I'm not so persuaded the barrier here is as technological as this forum is predisposed to believe, although I will concede that the Resident Evil iOS battery melter has no web equivalent to date.

The real problem is the web audience is wildly different to other platforms, and has very different expectations which prioritize speed of loading and then extreme long form engagement with little threat. This has created a very different ecosystem, and one that when it encounters something technically impressive goes "oh nice" then moves swiftly on to something else.

For example, you could 100% do Minecraft on the web today, with P2P multiplayer and everything else, and it's kind of revealing that this isn't a huge thing already.

1 comments

Infinity Blade, the game used by Apple to demo iOS OpenGL ES 3.0 in 2011, is the bare minimum.
But you absolutely could do Infinity Blade. No one does because it's not worth the effort. (I would argue this was true on iOS too - the games that made money did not look like Infinity Blade).

That recent Marble Madness a like https://news.ycombinator.com/item?id=42212644 was a far better fit for the audience on the web, and is not technically unimpressive, considering how smooth and responsive it is, along with the image quality.

And I don't have the same amount of assets, but in terms of rendering features this is more than Infinity Blade: https://luduxia.com/whichwayround/

Being worth the effort or not, doesn't change the fact it isn't available.

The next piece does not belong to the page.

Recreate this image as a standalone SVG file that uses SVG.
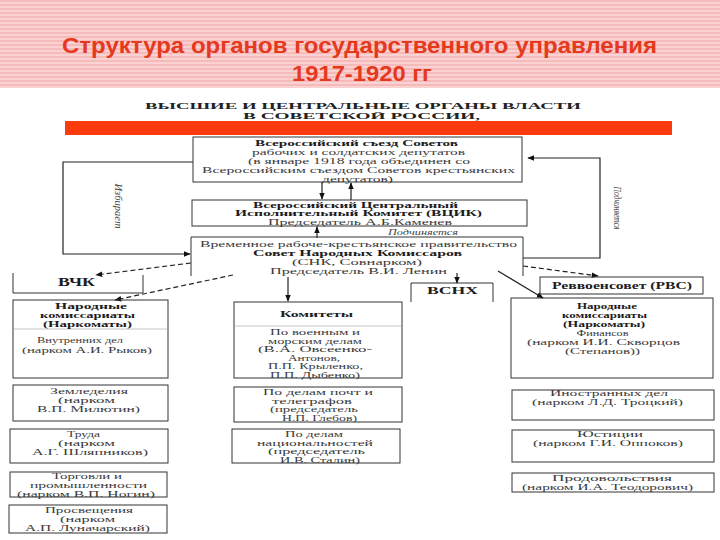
<svg xmlns="http://www.w3.org/2000/svg" width="720" height="540" viewBox="0 0 720 540">
<style>
.bx{fill:none;stroke:#333;stroke-width:1}
.sep{stroke:#c8c8c8;stroke-width:1}
.ln{fill:none;stroke:#222;stroke-width:1.2}
.ds{fill:none;stroke:#222;stroke-width:1.2;stroke-dasharray:5 3}
text{font-family:"Liberation Serif","Times New Roman",serif;font-size:8.5px;fill:#3a3a3a;text-anchor:middle}
.h{font-weight:bold;fill:#1c1c1c}
.i{font-style:italic;fill:#444}
.ttl{font-family:"Liberation Sans",Arial,sans-serif;font-size:22px;font-weight:bold;fill:#e5391e}
.sub{font-weight:bold;font-size:9px;fill:#222}
.lab{font-style:italic;font-size:10px;fill:#444}
</style>
<defs>
<pattern id="stripes" width="8" height="4" patternUnits="userSpaceOnUse">
<rect width="8" height="4" fill="#fbd2d2"/>
<rect width="8" height="2" fill="#f6baba"/>
</pattern>
<marker id="ar" viewBox="0 0 10 10" refX="9" refY="5" markerWidth="7" markerHeight="7" orient="auto" markerUnits="userSpaceOnUse">
<path d="M0,1 L10,5 L0,9 Z" fill="#111"/>
</marker>
</defs>
<rect width="720" height="540" fill="#fff"/>
<g id="header">
<rect x="0" y="0" width="720" height="88" fill="url(#stripes)"/>
<text class="ttl" x="359.5" y="53" textLength="595" lengthAdjust="spacingAndGlyphs">Структура органов государственного управления</text>
<text class="ttl" x="362" y="81" textLength="140" lengthAdjust="spacingAndGlyphs">1917-1920 гг</text>
</g>
<g id="subtitle">
<text class="sub" x="363" y="109" textLength="436" lengthAdjust="spacingAndGlyphs">ВЫСШИЕ И ЦЕНТРАЛЬНЫЕ ОРГАНЫ ВЛАСТИ</text>
<text class="sub" x="361.5" y="119" textLength="237" lengthAdjust="spacingAndGlyphs">В СОВЕТСКОЙ РОССИИ,</text>
<rect x="65" y="121" width="607" height="14" fill="#fb3a0e"/>
</g>
<g id="connectors">
<polyline class="ln" points="193,162 63,162 63,254 190,254" marker-end="url(#ar)"/>
<polyline class="ln" points="523,258 600,258 600,158 528,158" marker-end="url(#ar)"/>
<line class="ln" x1="322" y1="182" x2="322" y2="199" marker-end="url(#ar)"/>
<line class="ln" x1="351" y1="200" x2="351" y2="183" marker-end="url(#ar)"/>
<line class="ln" x1="317" y1="238" x2="317" y2="227" marker-end="url(#ar)"/>
<line class="ds" x1="191" y1="263" x2="96" y2="275" marker-end="url(#ar)"/>
<line class="ds" x1="233" y1="275" x2="115" y2="300" marker-end="url(#ar)"/>
<line class="ln" x1="288" y1="277" x2="288" y2="301" marker-end="url(#ar)"/>
<line class="ln" x1="457" y1="273" x2="457" y2="283" marker-end="url(#ar)"/>
<line class="ds" x1="523" y1="266" x2="598" y2="276" marker-end="url(#ar)"/>
<line class="ln" x1="498" y1="271" x2="543" y2="298" marker-end="url(#ar)"/>
<text class="lab" transform="translate(115,206) rotate(90)" textLength="45" lengthAdjust="spacingAndGlyphs">Избирает</text>
<text class="lab" transform="translate(614,208) rotate(90)" textLength="43" lengthAdjust="spacingAndGlyphs">Подчиняется</text>
</g>
<g id="congress">
<rect class="bx" x="193" y="137" width="329" height="45"/>
<text class="h" x="356.5" y="146" textLength="203" lengthAdjust="spacingAndGlyphs">Всероссийский съезд Советов</text>
<text x="358.5" y="155" textLength="213" lengthAdjust="spacingAndGlyphs">рабочих и солдатских депутатов</text>
<text x="359" y="164" textLength="222" lengthAdjust="spacingAndGlyphs">(в январе 1918 года объединен со</text>
<text x="358.5" y="173" textLength="313" lengthAdjust="spacingAndGlyphs">Всероссийским съездом Советов крестьянских</text>
<text x="357.5" y="182" textLength="71" lengthAdjust="spacingAndGlyphs">депутатов)</text>
</g>
<g id="vtsik">
<rect class="bx" x="192" y="200" width="335" height="26"/>
<text class="h" x="355.5" y="207.5" textLength="205" lengthAdjust="spacingAndGlyphs">Всероссийский Центральный</text>
<text class="h" x="358.5" y="216" textLength="247" lengthAdjust="spacingAndGlyphs">Исполнительный Комитет (ВЦИК)</text>
<text x="360" y="225" textLength="184" lengthAdjust="spacingAndGlyphs">Председатель А.Б.Каменев</text>
<text class="i" x="423" y="235" textLength="70" lengthAdjust="spacingAndGlyphs">Подчиняется</text>
</g>
<g id="snk">
<path class="bx" d="M191,276 V237 H523 V276"/>
<text x="358.5" y="247" textLength="317" lengthAdjust="spacingAndGlyphs">Временное рабоче-крестьянское правительство</text>
<text class="h" x="357.5" y="256" textLength="209" lengthAdjust="spacingAndGlyphs">Совет Народных Комиссаров</text>
<text x="357" y="265" textLength="130" lengthAdjust="spacingAndGlyphs">(СНК, Совнарком)</text>
<text x="358.5" y="274" textLength="177" lengthAdjust="spacingAndGlyphs">Председатель В.И. Ленин</text>
</g>
<g id="vchk">
<path class="bx" d="M13,273 V293 H143 V275"/>
<text class="h" x="76.5" y="286" style="font-size:12px" textLength="37" lengthAdjust="spacingAndGlyphs">ВЧК</text>
</g>
<g id="vsnkh">
<path class="bx" d="M411,302 V283 H493 V302"/>
<text class="h" x="452.5" y="294" style="font-size:10px" textLength="51" lengthAdjust="spacingAndGlyphs">ВСНХ</text>
</g>
<g id="rvs">
<rect class="bx" x="540" y="277" width="163" height="17"/>
<text class="h" x="622" y="289" style="font-size:10px" textLength="140" lengthAdjust="spacingAndGlyphs">Реввоенсовет (РВС)</text>
</g>
<g id="narkom-left">
<rect class="bx" x="13" y="300" width="155" height="78"/>
<line class="sep" x1="14" y1="329" x2="167" y2="329"/>
<text class="h" x="91" y="309" textLength="72" lengthAdjust="spacingAndGlyphs">Народные</text>
<text class="h" x="87.5" y="318" textLength="95" lengthAdjust="spacingAndGlyphs">комиссариаты</text>
<text class="h" x="87.5" y="327" textLength="89" lengthAdjust="spacingAndGlyphs">(Наркоматы)</text>
<text x="80" y="343" textLength="86" lengthAdjust="spacingAndGlyphs">Внутренних дел</text>
<text x="87" y="353" textLength="130" lengthAdjust="spacingAndGlyphs">(нарком А.И. Рыков)</text>
</g>
<g id="zemledelie">
<rect class="bx" x="13" y="385" width="155" height="36"/>
<text x="89" y="394" textLength="78" lengthAdjust="spacingAndGlyphs">Земледелия</text>
<text x="86.5" y="403" textLength="57" lengthAdjust="spacingAndGlyphs">(нарком</text>
<text x="88.5" y="412" textLength="103" lengthAdjust="spacingAndGlyphs">В.П. Милютин)</text>
</g>
<g id="trud">
<rect class="bx" x="10" y="429" width="158" height="34"/>
<text x="83.5" y="437" textLength="33" lengthAdjust="spacingAndGlyphs">Труда</text>
<text x="86.5" y="446" textLength="57" lengthAdjust="spacingAndGlyphs">(нарком</text>
<text x="90" y="455" textLength="116" lengthAdjust="spacingAndGlyphs">А.Г. Шляпников)</text>
</g>
<g id="torgovlya">
<rect class="bx" x="10" y="472" width="157" height="25"/>
<text x="87" y="479" textLength="70" lengthAdjust="spacingAndGlyphs">Торговли и</text>
<text x="88.5" y="488" textLength="117" lengthAdjust="spacingAndGlyphs">промышленности</text>
<text x="86" y="497" textLength="138" lengthAdjust="spacingAndGlyphs">(нарком В.П. Ногин)</text>
</g>
<g id="prosveschenie">
<rect class="bx" x="9" y="505" width="158" height="28"/>
<text x="89" y="513" textLength="88" lengthAdjust="spacingAndGlyphs">Просвещения</text>
<text x="87.5" y="522" textLength="55" lengthAdjust="spacingAndGlyphs">(нарком</text>
<text x="87.5" y="531" textLength="125" lengthAdjust="spacingAndGlyphs">А.П. Луначарский)</text>
</g>
<g id="komitety">
<rect class="bx" x="234" y="302" width="168" height="76"/>
<line class="sep" x1="235" y1="326" x2="401" y2="326"/>
<text class="h" x="316.5" y="317" textLength="73" lengthAdjust="spacingAndGlyphs">Комитеты</text>
<text x="315" y="335" textLength="90" lengthAdjust="spacingAndGlyphs">По военным и</text>
<text x="315" y="343.5" textLength="94" lengthAdjust="spacingAndGlyphs">морским делам</text>
<text x="315" y="352" textLength="114" lengthAdjust="spacingAndGlyphs">(В.А. Овсеенко-</text>
<text x="314" y="360.5" textLength="52" lengthAdjust="spacingAndGlyphs">Антонов,</text>
<text x="315.5" y="369" textLength="95" lengthAdjust="spacingAndGlyphs">П.П. Крыленко,</text>
<text x="315" y="377.5" textLength="90" lengthAdjust="spacingAndGlyphs">П.П. Дыбенко)</text>
</g>
<g id="pochta">
<rect class="bx" x="234" y="387" width="168" height="35"/>
<text x="318" y="395" textLength="110" lengthAdjust="spacingAndGlyphs">По делам почт и</text>
<text x="312" y="403.5" textLength="80" lengthAdjust="spacingAndGlyphs">телеграфов</text>
<text x="314" y="412" textLength="88" lengthAdjust="spacingAndGlyphs">(председатель</text>
<text x="319.5" y="420.5" textLength="75" lengthAdjust="spacingAndGlyphs">Н.П. Глебов)</text>
</g>
<g id="nats">
<rect class="bx" x="232" y="429" width="168" height="34"/>
<text x="314" y="437" textLength="58" lengthAdjust="spacingAndGlyphs">По делам</text>
<text x="315" y="445.5" textLength="116" lengthAdjust="spacingAndGlyphs">национальностей</text>
<text x="316.5" y="454" textLength="97" lengthAdjust="spacingAndGlyphs">(председатель</text>
<text x="320" y="462.5" textLength="80" lengthAdjust="spacingAndGlyphs">И.В. Сталин)</text>
</g>
<g id="narkom-right">
<rect class="bx" x="511" y="298" width="202" height="80"/>
<text class="h" x="607" y="309" textLength="60" lengthAdjust="spacingAndGlyphs">Народные</text>
<text class="h" x="604.5" y="318" textLength="85" lengthAdjust="spacingAndGlyphs">комиссариаты</text>
<text class="h" x="604" y="327" textLength="82" lengthAdjust="spacingAndGlyphs">(Наркоматы)</text>
<text x="602.5" y="336" textLength="52" lengthAdjust="spacingAndGlyphs">Финансов</text>
<text x="603.5" y="345" textLength="153" lengthAdjust="spacingAndGlyphs">(нарком И.И. Скворцов</text>
<text x="602.5" y="354" textLength="75" lengthAdjust="spacingAndGlyphs">(Степанов))</text>
</g>
<g id="inostr">
<rect class="bx" x="512" y="390" width="202" height="30"/>
<text x="609" y="396" textLength="118" lengthAdjust="spacingAndGlyphs">Иностранных дел</text>
<text x="607.5" y="405" textLength="151" lengthAdjust="spacingAndGlyphs">(нарком Л.Д. Троцкий)</text>
</g>
<g id="yustitsiya">
<rect class="bx" x="512" y="430" width="202" height="32"/>
<text x="610" y="437" textLength="66" lengthAdjust="spacingAndGlyphs">Юстиции</text>
<text x="608" y="446" textLength="150" lengthAdjust="spacingAndGlyphs">(нарком Г.И. Оппоков)</text>
</g>
<g id="prodovolstvie">
<rect class="bx" x="512" y="473" width="202" height="19"/>
<text x="612" y="481" textLength="120" lengthAdjust="spacingAndGlyphs">Продовольствия</text>
<text x="607.5" y="490" textLength="171" lengthAdjust="spacingAndGlyphs">(нарком И.А. Теодорович)</text>
</g>
</svg>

That recent example, was designed for desktop, for example, lacking gyro use, and doesn't respond well to touch.

That demo looks more like a PS2 kind of thing, 2000 technology.

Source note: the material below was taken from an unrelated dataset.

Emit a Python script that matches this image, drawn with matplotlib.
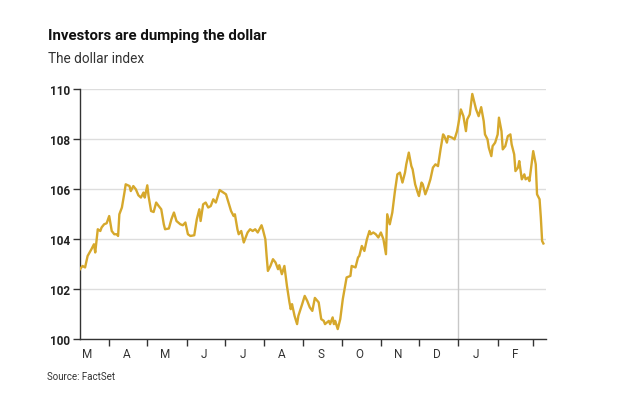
import matplotlib
matplotlib.use("Agg")
import matplotlib.pyplot as plt
import matplotlib.dates as mdates
import numpy as np

plt.rcParams['font.family'] = ['Roboto', 'DejaVu Sans']

# days after the first observation (9 March) and the index level
start = np.datetime64('2021-03-09')
days = [0, 2, 4, 6, 9, 11, 12, 14, 16, 17, 19, 21, 23, 25, 27, 29, 30, 31, 33, 35,
        36, 39, 40, 42, 44, 46, 48, 50, 51, 53, 54, 56, 58, 60, 62, 64, 66, 67, 70, 72,
        74, 76, 79, 81, 83, 85, 87, 90, 92, 94, 95, 97, 99, 101, 103, 105, 107, 109, 110, 113,
        115, 117, 119, 121, 122, 124, 125, 127, 129, 132, 134, 136, 138, 140, 143, 144, 146, 147, 148, 150,
        152, 154, 156, 157, 159, 161, 163, 165, 166, 167, 169, 171, 172, 175, 177, 179, 181, 183, 185, 188,
        190, 192, 193, 196, 197, 199, 200, 201, 203, 205, 207, 210, 213, 214, 217, 219, 220, 222, 224, 226,
        228, 229, 231, 233, 235, 237, 239, 241, 242, 244, 246, 248, 250, 252, 254, 256, 257, 259, 261, 262,
        264, 266, 267, 269, 270, 272, 274, 276, 278, 280, 282, 284, 286, 287, 289, 290, 293, 295, 297, 298,
        300, 302, 304, 305, 307, 309, 312, 314, 316, 318, 319, 321, 322, 324, 325, 327, 329, 330, 332, 333,
        335, 337, 339, 340, 342, 343, 345, 346, 348, 350, 351, 353, 354, 356, 357, 359, 360, 362, 363, 364,
        365]
index = [102.80, 102.93, 102.87, 103.33, 103.60, 103.80, 103.47, 104.40, 104.33, 104.47,
         104.60, 104.64, 104.93, 104.33, 104.20, 104.20, 104.13, 105.00, 105.27, 105.87,
         106.20, 106.13, 105.93, 106.13, 106.00, 105.76, 105.67, 105.87, 105.67, 106.16,
         105.73, 105.13, 105.09, 105.47, 105.33, 105.20, 104.60, 104.40, 104.43, 104.80,
         105.07, 104.73, 104.60, 104.56, 104.67, 104.20, 104.13, 104.16, 104.80, 105.20,
         104.73, 105.40, 105.47, 105.27, 105.33, 105.60, 105.47, 105.80, 105.97, 105.87,
         105.80, 105.47, 105.13, 104.93, 105.00, 104.40, 104.20, 104.33, 103.87, 104.27,
         104.40, 104.33, 104.40, 104.27, 104.56, 104.40, 104.00, 103.33, 102.73, 102.93,
         103.20, 103.07, 102.80, 102.96, 102.60, 102.93, 102.13, 101.47, 101.20, 101.40,
         100.93, 100.60, 100.93, 101.40, 101.73, 101.53, 101.27, 101.13, 101.65, 101.47,
         100.80, 100.73, 100.60, 100.73, 100.60, 100.87, 100.60, 100.73, 100.40, 100.80,
         101.60, 102.47, 102.53, 102.93, 102.87, 103.27, 103.33, 103.73, 103.53, 104.00,
         104.33, 104.20, 104.27, 104.20, 104.07, 104.27, 104.00, 103.40, 105.00, 104.60,
         105.07, 105.90, 106.60, 106.67, 106.27, 106.67, 107.00, 107.47, 106.93, 106.80,
         106.20, 105.87, 105.73, 106.27, 106.20, 105.80, 106.07, 106.40, 106.87, 107.00,
         106.93, 107.60, 108.20, 108.13, 107.87, 108.13, 108.07, 108.00, 108.33, 108.60,
         109.20, 108.93, 108.33, 108.80, 109.00, 109.82, 109.20, 108.93, 109.29, 108.73,
         108.20, 108.00, 107.67, 107.33, 107.73, 107.87, 108.20, 108.87, 108.33, 107.60,
         107.73, 108.13, 108.20, 107.80, 107.40, 106.73, 106.87, 107.13, 106.40, 106.60,
         106.40, 106.47, 106.33, 107.13, 107.53, 107.00, 105.80, 105.60, 104.87, 103.93,
         103.83]
month_labels = ['M', 'A', 'M', 'J', 'J', 'A', 'S', 'O', 'N', 'D', 'J', 'F']
y_ticks = [100, 102, 104, 106, 108, 110]

dates = start + np.array(days).astype('timedelta64[D]')

fig = plt.figure(figsize=(6.4, 4.02), dpi=100)
ax = fig.add_axes([0.125, 0.154, 0.728, 0.621])

ax.plot(dates, index, color='#d6a82c', linewidth=1.7, zorder=3)

# new-year marker
ax.axvline(np.datetime64('2022-01-01'), color='#c8c8c8', linewidth=1, zorder=1)

ax.set_ylim(100, 110)
ax.set_xlim(start, start + np.timedelta64(367, 'D'))
ax.set_yticks(y_ticks)
ax.set_yticklabels([str(v) for v in y_ticks], fontsize=8.5, fontweight='bold', color='#222222')
ax.yaxis.grid(True, color='#dddddd', linewidth=1)
ax.set_axisbelow(True)
ax.tick_params(axis='y', length=5, width=1, color='#333333', pad=2)

# month boundaries as ticks, month initials centred in between
ax.xaxis.set_major_locator(mdates.MonthLocator(bymonthday=1))
ax.xaxis.set_major_formatter(plt.NullFormatter())
ax.xaxis.set_minor_locator(mdates.MonthLocator(bymonthday=15))
minor_dates = ax.xaxis.get_minorticklocs()
ax.xaxis.set_minor_formatter(plt.FixedFormatter(month_labels[:len(minor_dates)]))
ax.tick_params(axis='x', which='major', length=5, width=1, color='#333333')
ax.tick_params(axis='x', which='minor', length=0, labelsize=8.5, labelcolor='#333333', pad=6)

for s in ['top', 'right']:
    ax.spines[s].set_visible(False)
for s in ['left', 'bottom']:
    ax.spines[s].set_color('#333333')
    ax.spines[s].set_linewidth(1)

fig.text(0.075, 0.91, 'Investors are dumping the dollar', fontsize=10.8,
         fontweight='bold', color='#111111', va='center')
fig.text(0.075, 0.853, 'The dollar index', fontsize=9.8, color='#333333', va='center')
fig.text(0.073, 0.062, 'Source: FactSet', fontsize=7, color='#333333', va='center')

fig.savefig('out.png', dpi=100, facecolor='white')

I suggest you go and look at youtube videos of Infinity Blade, because that doesn't use physical lighting models or even have real time shadowing of any kind. It is all just big textures covering 90% of the screen.

You have very serious rose tinted spectacles.

I know how it was, and yet regardless of your glasses remark, where are all those great WebGL 2.0 games?

All really impressive rendering taking place on the browser are ShaderToy samples and demoscene competition entries.

> where are all those great WebGL 2.0 games?

That is my point: there isn’t a technological barrier. It is a business one.

If you made Infinity Blade and put it on the web today what would you get in return for your efforts? Complaints about how it runs better on newer devices than some six year old low end Android running Firefox, and people trying to hack it to change the assets and repackage it on crazygames.

You definitely would not recover your dev cost.